Yeah historical relegation inaccuracies aside, I'm with scaly here. I'm not sure how you can apportion all of the blame to Durham (which is what has happened here) when the institutional architecture of the ECB is so pathological. I mean, they highly incentivise massive investments into stadium redevelopments to add to the seemingly-infinite pool of international venues -- and in the case of Durham and Chester-le-Street, outright mandated it as a condition of joining the CC in the first place. And then they force the counties to bid against one another, literally paying to get a return on the investment the ECB pushed the counties to develop and fund -- with the massive downward pressure on profitability that bidding for games naturally entails.
I mean, there's no way that system doesn't create massive instability in county finances.
That's not to say Durham is entirely innocent, but I think it's misleading to act as if this is a black/white, right/wrong issue where Durham are **** administrators and the ECB aren't at all culpable for any of the problems arising in the first place.

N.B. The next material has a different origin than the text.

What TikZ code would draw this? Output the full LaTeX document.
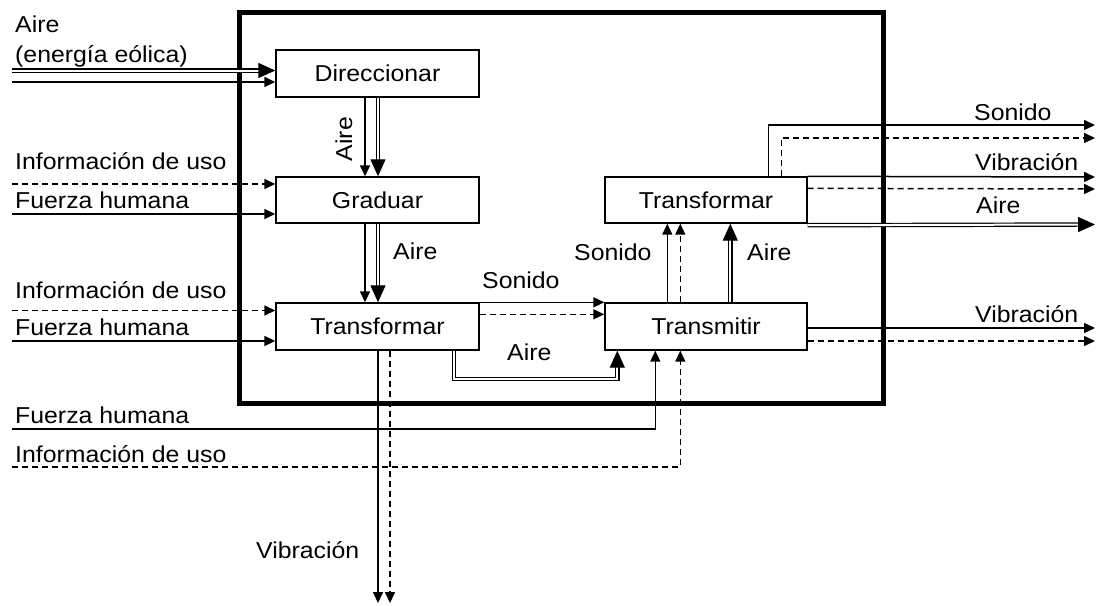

It could have been Yorkshire, it could have been Warwickshire or Hampshire or Gloucestershire or Glamorgan. Durham didn't have the benefit of a Graves-esque private benefactor, nor did they get a favourable loan like the Bears. The perils of geography have affected their ability to diversify with Chester-le-Street to the same extent other counties have. And it's the north, so the weather is ****.

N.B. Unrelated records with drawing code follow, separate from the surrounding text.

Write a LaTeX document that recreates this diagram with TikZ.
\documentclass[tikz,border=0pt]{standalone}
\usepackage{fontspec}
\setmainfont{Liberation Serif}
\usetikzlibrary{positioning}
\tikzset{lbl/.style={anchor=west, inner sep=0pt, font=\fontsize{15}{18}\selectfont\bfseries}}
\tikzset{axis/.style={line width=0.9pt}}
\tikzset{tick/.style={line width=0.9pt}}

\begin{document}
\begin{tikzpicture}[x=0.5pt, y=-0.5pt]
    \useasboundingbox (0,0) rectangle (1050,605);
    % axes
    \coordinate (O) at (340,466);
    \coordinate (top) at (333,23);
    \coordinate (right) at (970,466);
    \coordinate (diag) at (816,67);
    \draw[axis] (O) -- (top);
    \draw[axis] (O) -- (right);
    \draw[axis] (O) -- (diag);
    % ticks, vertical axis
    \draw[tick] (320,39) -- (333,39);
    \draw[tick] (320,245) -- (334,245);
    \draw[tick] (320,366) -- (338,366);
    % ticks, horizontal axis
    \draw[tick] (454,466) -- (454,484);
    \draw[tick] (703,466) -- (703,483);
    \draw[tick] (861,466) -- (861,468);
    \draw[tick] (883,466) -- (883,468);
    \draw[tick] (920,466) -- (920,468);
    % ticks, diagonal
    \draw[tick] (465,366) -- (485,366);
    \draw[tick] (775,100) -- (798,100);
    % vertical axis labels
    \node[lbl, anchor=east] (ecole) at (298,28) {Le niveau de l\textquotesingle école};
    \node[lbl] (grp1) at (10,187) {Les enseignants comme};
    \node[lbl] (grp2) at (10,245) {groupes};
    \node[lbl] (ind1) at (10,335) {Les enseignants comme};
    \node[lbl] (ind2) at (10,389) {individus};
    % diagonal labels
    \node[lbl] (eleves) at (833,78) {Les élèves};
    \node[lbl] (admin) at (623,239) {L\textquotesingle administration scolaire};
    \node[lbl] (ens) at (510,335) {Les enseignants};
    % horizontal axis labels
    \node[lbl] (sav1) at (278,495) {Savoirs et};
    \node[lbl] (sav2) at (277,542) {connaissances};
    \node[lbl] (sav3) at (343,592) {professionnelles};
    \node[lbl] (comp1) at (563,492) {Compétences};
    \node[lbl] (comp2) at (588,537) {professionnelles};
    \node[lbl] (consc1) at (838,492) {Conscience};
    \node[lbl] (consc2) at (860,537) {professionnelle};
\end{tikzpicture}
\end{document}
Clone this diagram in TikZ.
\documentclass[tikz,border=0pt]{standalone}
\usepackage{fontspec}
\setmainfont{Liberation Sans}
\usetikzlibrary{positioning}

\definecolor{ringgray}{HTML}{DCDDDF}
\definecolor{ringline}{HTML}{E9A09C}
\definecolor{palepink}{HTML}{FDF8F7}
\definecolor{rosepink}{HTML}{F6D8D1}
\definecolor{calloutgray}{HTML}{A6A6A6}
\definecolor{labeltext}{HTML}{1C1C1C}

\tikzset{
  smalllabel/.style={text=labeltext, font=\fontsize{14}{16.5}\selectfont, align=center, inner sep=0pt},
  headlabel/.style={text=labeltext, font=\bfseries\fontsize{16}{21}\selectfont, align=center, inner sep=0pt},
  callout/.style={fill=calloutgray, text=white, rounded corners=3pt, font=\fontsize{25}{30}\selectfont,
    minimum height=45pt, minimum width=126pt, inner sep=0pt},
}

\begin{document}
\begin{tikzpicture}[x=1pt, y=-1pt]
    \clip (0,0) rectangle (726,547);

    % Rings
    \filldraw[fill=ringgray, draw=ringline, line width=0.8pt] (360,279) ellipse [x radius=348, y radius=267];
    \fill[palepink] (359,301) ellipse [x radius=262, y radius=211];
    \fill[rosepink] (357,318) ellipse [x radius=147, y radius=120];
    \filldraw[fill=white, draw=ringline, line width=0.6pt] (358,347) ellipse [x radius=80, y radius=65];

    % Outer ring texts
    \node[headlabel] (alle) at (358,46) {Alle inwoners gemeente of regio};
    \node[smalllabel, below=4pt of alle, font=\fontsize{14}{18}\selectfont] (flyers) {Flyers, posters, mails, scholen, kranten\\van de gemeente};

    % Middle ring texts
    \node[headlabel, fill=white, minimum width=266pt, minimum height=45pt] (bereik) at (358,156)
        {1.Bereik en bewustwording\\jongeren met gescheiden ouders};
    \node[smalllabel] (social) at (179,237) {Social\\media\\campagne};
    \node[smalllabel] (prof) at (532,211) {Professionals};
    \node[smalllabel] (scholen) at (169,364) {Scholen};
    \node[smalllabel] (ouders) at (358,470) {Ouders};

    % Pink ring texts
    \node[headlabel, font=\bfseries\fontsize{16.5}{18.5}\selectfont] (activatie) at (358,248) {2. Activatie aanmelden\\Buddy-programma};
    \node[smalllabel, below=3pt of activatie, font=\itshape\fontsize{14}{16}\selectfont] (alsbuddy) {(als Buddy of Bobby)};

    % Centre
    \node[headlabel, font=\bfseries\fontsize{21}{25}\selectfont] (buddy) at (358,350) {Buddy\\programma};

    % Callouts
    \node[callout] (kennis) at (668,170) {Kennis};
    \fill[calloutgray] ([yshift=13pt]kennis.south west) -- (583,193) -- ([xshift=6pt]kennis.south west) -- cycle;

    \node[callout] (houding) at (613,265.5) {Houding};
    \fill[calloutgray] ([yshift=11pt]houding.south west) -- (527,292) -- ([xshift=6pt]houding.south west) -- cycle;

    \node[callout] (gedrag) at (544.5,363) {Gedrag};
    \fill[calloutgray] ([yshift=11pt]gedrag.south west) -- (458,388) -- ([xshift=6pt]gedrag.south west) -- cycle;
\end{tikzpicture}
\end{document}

There's a whole stack of different facets to why Durham needed this bailout; last I checked, nobody has ever levelled accusations that Durham have done anything wrong administratively. A combination of the ECB system, the nature of Durham, geography and a bit of misfortune have contrived to leave Durham in this position, and I can't see how the ECB taking money away from them and literally writing off two seasons (albeit one post-hoc) is going to help Durham solve the problem...or prevent it from happening again elsewhere.